TO BE DONE -> Tally the lines with the word "that" and report the number alone.

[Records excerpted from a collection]
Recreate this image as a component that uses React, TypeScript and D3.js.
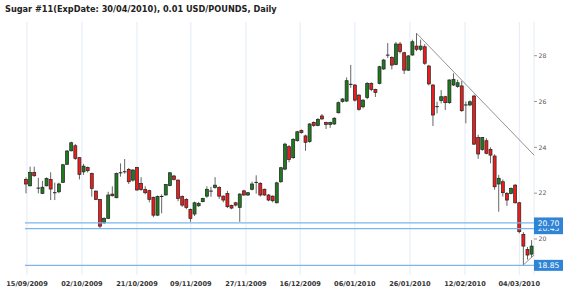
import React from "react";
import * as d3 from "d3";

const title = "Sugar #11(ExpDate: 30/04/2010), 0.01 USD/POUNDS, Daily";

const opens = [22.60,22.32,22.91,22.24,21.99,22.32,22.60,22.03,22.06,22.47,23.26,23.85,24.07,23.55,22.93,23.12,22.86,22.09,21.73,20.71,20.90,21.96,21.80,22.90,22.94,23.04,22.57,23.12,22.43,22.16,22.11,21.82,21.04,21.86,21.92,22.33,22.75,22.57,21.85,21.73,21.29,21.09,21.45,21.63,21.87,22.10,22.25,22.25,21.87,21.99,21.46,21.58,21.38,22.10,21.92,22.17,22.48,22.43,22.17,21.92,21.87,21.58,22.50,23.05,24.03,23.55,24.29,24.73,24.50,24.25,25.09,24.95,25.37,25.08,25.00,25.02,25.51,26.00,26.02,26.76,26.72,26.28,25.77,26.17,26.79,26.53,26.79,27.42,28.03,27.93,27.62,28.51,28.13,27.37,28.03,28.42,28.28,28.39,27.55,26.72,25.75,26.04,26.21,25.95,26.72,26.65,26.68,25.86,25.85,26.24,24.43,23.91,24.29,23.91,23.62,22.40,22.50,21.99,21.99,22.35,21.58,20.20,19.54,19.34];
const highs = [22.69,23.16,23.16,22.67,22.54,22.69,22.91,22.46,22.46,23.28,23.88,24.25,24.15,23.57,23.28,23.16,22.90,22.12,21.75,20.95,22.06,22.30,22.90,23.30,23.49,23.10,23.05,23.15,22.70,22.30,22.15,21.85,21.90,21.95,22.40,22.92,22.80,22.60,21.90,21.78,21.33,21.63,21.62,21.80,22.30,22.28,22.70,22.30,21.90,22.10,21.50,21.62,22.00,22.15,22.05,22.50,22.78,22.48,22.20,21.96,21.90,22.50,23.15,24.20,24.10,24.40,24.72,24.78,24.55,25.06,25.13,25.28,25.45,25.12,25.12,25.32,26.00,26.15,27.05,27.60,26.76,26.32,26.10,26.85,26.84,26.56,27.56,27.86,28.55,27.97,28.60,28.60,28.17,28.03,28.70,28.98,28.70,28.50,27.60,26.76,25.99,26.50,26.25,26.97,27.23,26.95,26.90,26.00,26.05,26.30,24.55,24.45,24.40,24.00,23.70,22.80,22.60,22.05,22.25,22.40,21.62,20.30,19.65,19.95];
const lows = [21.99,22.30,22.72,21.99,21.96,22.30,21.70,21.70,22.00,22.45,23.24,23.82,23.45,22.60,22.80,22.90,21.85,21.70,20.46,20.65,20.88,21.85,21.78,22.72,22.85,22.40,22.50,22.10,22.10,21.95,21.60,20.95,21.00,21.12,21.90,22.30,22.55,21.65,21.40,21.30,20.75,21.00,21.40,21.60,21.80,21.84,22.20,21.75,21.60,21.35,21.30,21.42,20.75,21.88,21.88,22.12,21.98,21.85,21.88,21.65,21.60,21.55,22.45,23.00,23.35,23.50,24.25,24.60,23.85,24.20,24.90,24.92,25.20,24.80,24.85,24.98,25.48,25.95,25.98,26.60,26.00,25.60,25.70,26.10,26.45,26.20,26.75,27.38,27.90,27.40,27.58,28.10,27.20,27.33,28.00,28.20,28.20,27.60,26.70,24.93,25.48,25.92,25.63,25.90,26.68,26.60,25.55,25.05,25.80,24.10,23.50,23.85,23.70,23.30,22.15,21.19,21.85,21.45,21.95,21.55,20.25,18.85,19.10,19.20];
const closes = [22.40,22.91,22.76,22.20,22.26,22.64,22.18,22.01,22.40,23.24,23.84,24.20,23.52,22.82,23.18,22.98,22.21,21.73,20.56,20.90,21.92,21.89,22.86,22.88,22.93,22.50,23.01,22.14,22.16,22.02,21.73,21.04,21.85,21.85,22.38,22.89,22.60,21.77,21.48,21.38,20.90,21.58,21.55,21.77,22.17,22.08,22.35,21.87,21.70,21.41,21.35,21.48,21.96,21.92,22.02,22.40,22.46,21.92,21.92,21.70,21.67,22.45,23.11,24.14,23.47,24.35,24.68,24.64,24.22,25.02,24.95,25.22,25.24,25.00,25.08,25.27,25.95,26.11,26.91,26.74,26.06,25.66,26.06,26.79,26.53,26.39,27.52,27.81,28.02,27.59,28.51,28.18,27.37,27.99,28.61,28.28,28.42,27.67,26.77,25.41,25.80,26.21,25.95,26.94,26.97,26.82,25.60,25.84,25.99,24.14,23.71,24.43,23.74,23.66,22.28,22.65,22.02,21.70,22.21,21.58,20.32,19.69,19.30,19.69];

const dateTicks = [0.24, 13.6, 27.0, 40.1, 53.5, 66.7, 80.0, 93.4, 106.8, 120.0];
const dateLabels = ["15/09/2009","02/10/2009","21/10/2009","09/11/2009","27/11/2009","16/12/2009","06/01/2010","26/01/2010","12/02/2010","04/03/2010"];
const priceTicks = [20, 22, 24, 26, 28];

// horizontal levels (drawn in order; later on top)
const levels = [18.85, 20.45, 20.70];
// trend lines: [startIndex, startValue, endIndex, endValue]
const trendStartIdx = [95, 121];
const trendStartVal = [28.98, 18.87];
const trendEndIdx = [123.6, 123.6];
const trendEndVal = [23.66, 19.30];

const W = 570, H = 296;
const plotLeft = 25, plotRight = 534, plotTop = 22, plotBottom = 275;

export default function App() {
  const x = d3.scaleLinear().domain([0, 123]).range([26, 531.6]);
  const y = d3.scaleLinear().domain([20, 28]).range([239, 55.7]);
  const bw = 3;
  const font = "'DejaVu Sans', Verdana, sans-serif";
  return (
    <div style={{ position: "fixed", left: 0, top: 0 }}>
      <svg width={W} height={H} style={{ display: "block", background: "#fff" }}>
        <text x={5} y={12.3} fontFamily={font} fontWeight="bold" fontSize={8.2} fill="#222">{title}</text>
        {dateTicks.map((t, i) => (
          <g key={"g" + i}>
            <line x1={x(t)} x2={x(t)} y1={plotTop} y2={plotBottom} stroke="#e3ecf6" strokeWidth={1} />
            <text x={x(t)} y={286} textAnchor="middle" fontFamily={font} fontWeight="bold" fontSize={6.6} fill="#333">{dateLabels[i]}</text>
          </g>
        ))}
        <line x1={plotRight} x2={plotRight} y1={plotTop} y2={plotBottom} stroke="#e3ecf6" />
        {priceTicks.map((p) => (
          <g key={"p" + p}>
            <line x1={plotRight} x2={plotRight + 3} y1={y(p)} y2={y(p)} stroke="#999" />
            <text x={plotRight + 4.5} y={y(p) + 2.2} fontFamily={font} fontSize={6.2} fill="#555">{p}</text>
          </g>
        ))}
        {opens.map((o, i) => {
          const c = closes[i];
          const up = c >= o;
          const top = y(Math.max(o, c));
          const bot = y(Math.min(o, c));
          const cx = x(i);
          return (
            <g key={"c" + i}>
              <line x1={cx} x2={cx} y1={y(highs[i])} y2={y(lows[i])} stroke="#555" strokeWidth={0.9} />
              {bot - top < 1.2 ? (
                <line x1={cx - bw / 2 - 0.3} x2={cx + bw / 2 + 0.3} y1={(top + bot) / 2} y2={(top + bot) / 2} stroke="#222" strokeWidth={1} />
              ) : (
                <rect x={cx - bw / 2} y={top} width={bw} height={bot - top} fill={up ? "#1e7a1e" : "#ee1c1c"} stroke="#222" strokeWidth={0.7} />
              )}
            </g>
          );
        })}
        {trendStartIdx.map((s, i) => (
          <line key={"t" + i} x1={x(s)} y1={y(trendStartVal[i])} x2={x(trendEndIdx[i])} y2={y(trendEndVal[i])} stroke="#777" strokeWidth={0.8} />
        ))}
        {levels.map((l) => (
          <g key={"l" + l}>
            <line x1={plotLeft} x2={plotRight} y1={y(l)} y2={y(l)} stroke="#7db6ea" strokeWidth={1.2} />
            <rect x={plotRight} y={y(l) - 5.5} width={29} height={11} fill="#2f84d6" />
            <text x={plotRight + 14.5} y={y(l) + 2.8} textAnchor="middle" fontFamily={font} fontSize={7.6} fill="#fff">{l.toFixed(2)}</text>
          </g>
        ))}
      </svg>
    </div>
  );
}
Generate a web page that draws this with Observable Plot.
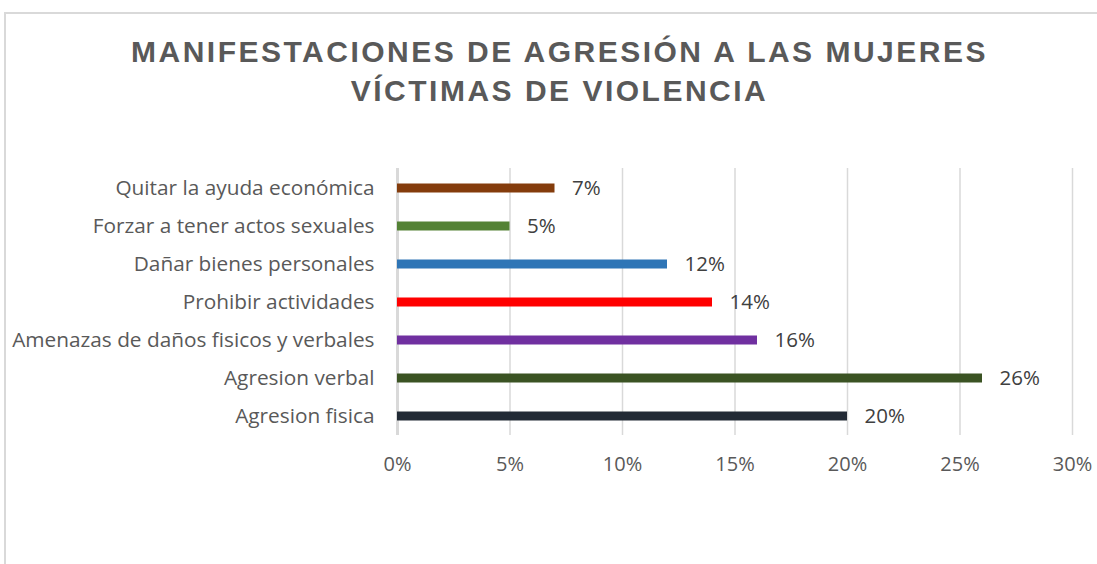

TASK ANSWER -> 2